● Stated goal
Set down the material below word for word, excluding the pictures.

[Records with drawing code]
--------------------

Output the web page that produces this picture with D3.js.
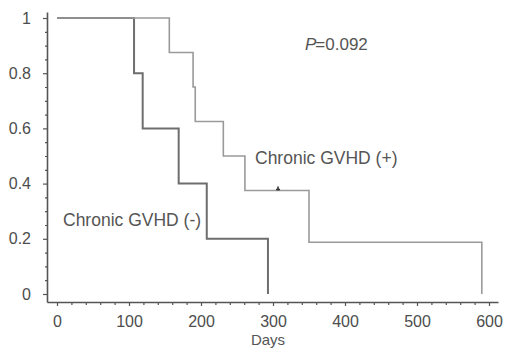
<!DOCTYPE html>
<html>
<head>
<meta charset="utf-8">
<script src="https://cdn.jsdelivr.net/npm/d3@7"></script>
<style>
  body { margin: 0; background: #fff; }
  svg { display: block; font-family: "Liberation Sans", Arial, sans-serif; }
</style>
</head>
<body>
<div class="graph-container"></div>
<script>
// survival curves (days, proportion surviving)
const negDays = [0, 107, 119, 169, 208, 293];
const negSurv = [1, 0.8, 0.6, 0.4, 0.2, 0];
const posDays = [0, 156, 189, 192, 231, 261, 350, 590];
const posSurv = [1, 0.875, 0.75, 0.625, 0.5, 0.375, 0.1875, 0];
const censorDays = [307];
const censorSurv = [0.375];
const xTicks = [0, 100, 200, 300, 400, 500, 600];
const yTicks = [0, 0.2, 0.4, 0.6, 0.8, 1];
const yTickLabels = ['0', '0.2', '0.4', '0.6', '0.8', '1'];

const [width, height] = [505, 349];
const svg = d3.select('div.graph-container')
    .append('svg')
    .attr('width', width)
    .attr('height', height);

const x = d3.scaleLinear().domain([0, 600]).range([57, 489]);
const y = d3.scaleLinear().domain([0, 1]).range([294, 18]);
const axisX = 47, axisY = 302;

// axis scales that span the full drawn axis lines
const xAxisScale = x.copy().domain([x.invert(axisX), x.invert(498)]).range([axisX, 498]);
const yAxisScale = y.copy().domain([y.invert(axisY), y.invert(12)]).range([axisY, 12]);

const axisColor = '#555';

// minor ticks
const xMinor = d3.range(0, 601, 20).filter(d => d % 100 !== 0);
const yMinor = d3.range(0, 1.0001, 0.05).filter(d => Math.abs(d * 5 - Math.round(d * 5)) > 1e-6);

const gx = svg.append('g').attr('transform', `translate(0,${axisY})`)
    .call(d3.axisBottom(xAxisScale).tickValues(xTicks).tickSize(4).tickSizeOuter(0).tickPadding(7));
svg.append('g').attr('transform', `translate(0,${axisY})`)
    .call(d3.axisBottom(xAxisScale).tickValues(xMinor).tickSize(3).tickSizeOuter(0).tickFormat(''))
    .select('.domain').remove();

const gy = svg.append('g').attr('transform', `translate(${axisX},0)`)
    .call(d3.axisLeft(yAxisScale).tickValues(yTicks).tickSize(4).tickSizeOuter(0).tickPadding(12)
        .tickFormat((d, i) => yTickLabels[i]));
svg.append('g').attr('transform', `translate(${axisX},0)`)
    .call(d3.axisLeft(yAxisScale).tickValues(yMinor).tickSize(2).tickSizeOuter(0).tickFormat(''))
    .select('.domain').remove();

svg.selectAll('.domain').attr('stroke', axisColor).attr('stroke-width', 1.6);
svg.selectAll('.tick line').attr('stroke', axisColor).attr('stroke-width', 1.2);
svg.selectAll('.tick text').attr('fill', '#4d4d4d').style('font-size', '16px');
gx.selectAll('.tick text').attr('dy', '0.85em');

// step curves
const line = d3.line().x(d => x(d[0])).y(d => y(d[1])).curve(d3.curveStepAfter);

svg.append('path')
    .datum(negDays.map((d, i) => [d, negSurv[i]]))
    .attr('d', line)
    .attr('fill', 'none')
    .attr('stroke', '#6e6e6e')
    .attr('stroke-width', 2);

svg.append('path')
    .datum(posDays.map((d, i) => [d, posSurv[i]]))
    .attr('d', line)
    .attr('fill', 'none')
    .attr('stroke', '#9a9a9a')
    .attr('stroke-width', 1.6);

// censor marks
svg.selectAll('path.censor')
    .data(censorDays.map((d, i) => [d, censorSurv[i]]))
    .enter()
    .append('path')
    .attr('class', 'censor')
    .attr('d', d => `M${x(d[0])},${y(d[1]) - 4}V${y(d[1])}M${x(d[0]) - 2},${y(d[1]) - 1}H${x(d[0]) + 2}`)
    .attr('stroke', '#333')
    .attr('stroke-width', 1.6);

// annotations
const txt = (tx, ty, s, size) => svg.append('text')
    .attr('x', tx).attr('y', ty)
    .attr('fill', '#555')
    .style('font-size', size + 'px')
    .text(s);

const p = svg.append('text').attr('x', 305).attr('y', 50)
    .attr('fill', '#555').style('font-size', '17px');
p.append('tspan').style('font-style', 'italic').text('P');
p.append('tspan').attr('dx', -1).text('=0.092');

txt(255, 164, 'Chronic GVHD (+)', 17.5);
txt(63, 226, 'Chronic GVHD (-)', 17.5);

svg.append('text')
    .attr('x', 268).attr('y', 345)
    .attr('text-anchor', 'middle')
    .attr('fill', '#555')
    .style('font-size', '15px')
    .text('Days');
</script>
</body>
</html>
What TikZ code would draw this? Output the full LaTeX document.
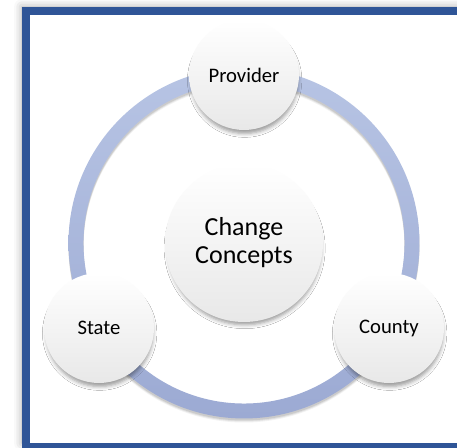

--------------------

● Written answer
Output the web page that produces this picture with D3.js.
<!DOCTYPE html>
<html>
<head>
<meta charset="utf-8">
<script src="https://cdn.jsdelivr.net/npm/d3@7"></script>
<style>
  body { margin: 0; background: #fff; }
  svg { display: block; font-family: "Liberation Sans", Arial, sans-serif; }
</style>
</head>
<body>
<div class="graph-container"></div>
<script>
// survival curves (days, proportion surviving)
const negDays = [0, 107, 119, 169, 208, 293];
const negSurv = [1, 0.8, 0.6, 0.4, 0.2, 0];
const posDays = [0, 156, 189, 192, 231, 261, 350, 590];
const posSurv = [1, 0.875, 0.75, 0.625, 0.5, 0.375, 0.1875, 0];
const censorDays = [307];
const censorSurv = [0.375];
const xTicks = [0, 100, 200, 300, 400, 500, 600];
const yTicks = [0, 0.2, 0.4, 0.6, 0.8, 1];
const yTickLabels = ['0', '0.2', '0.4', '0.6', '0.8', '1'];

const [width, height] = [505, 349];
const svg = d3.select('div.graph-container')
    .append('svg')
    .attr('width', width)
    .attr('height', height);

const x = d3.scaleLinear().domain([0, 600]).range([57, 489]);
const y = d3.scaleLinear().domain([0, 1]).range([294, 18]);
const axisX = 47, axisY = 302;

// axis scales that span the full drawn axis lines
const xAxisScale = x.copy().domain([x.invert(axisX), x.invert(498)]).range([axisX, 498]);
const yAxisScale = y.copy().domain([y.invert(axisY), y.invert(12)]).range([axisY, 12]);

const axisColor = '#555';

// minor ticks
const xMinor = d3.range(0, 601, 20).filter(d => d % 100 !== 0);
const yMinor = d3.range(0, 1.0001, 0.05).filter(d => Math.abs(d * 5 - Math.round(d * 5)) > 1e-6);

const gx = svg.append('g').attr('transform', `translate(0,${axisY})`)
    .call(d3.axisBottom(xAxisScale).tickValues(xTicks).tickSize(4).tickSizeOuter(0).tickPadding(7));
svg.append('g').attr('transform', `translate(0,${axisY})`)
    .call(d3.axisBottom(xAxisScale).tickValues(xMinor).tickSize(3).tickSizeOuter(0).tickFormat(''))
    .select('.domain').remove();

const gy = svg.append('g').attr('transform', `translate(${axisX},0)`)
    .call(d3.axisLeft(yAxisScale).tickValues(yTicks).tickSize(4).tickSizeOuter(0).tickPadding(12)
        .tickFormat((d, i) => yTickLabels[i]));
svg.append('g').attr('transform', `translate(${axisX},0)`)
    .call(d3.axisLeft(yAxisScale).tickValues(yMinor).tickSize(2).tickSizeOuter(0).tickFormat(''))
    .select('.domain').remove();

svg.selectAll('.domain').attr('stroke', axisColor).attr('stroke-width', 1.6);
svg.selectAll('.tick line').attr('stroke', axisColor).attr('stroke-width', 1.2);
svg.selectAll('.tick text').attr('fill', '#4d4d4d').style('font-size', '16px');
gx.selectAll('.tick text').attr('dy', '0.85em');

// step curves
const line = d3.line().x(d => x(d[0])).y(d => y(d[1])).curve(d3.curveStepAfter);

svg.append('path')
    .datum(negDays.map((d, i) => [d, negSurv[i]]))
    .attr('d', line)
    .attr('fill', 'none')
    .attr('stroke', '#6e6e6e')
    .attr('stroke-width', 2);

svg.append('path')
    .datum(posDays.map((d, i) => [d, posSurv[i]]))
    .attr('d', line)
    .attr('fill', 'none')
    .attr('stroke', '#9a9a9a')
    .attr('stroke-width', 1.6);

// censor marks
svg.selectAll('path.censor')
    .data(censorDays.map((d, i) => [d, censorSurv[i]]))
    .enter()
    .append('path')
    .attr('class', 'censor')
    .attr('d', d => `M${x(d[0])},${y(d[1]) - 4}V${y(d[1])}M${x(d[0]) - 2},${y(d[1]) - 1}H${x(d[0]) + 2}`)
    .attr('stroke', '#333')
    .attr('stroke-width', 1.6);

// annotations
const txt = (tx, ty, s, size) => svg.append('text')
    .attr('x', tx).attr('y', ty)
    .attr('fill', '#555')
    .style('font-size', size + 'px')
    .text(s);

const p = svg.append('text').attr('x', 305).attr('y', 50)
    .attr('fill', '#555').style('font-size', '17px');
p.append('tspan').style('font-style', 'italic').text('P');
p.append('tspan').attr('dx', -1).text('=0.092');

txt(255, 164, 'Chronic GVHD (+)', 17.5);
txt(63, 226, 'Chronic GVHD (-)', 17.5);

svg.append('text')
    .attr('x', 268).attr('y', 345)
    .attr('text-anchor', 'middle')
    .attr('fill', '#555')
    .style('font-size', '15px')
    .text('Days');
</script>
</body>
</html>
What TikZ code would draw this? Output the full LaTeX document.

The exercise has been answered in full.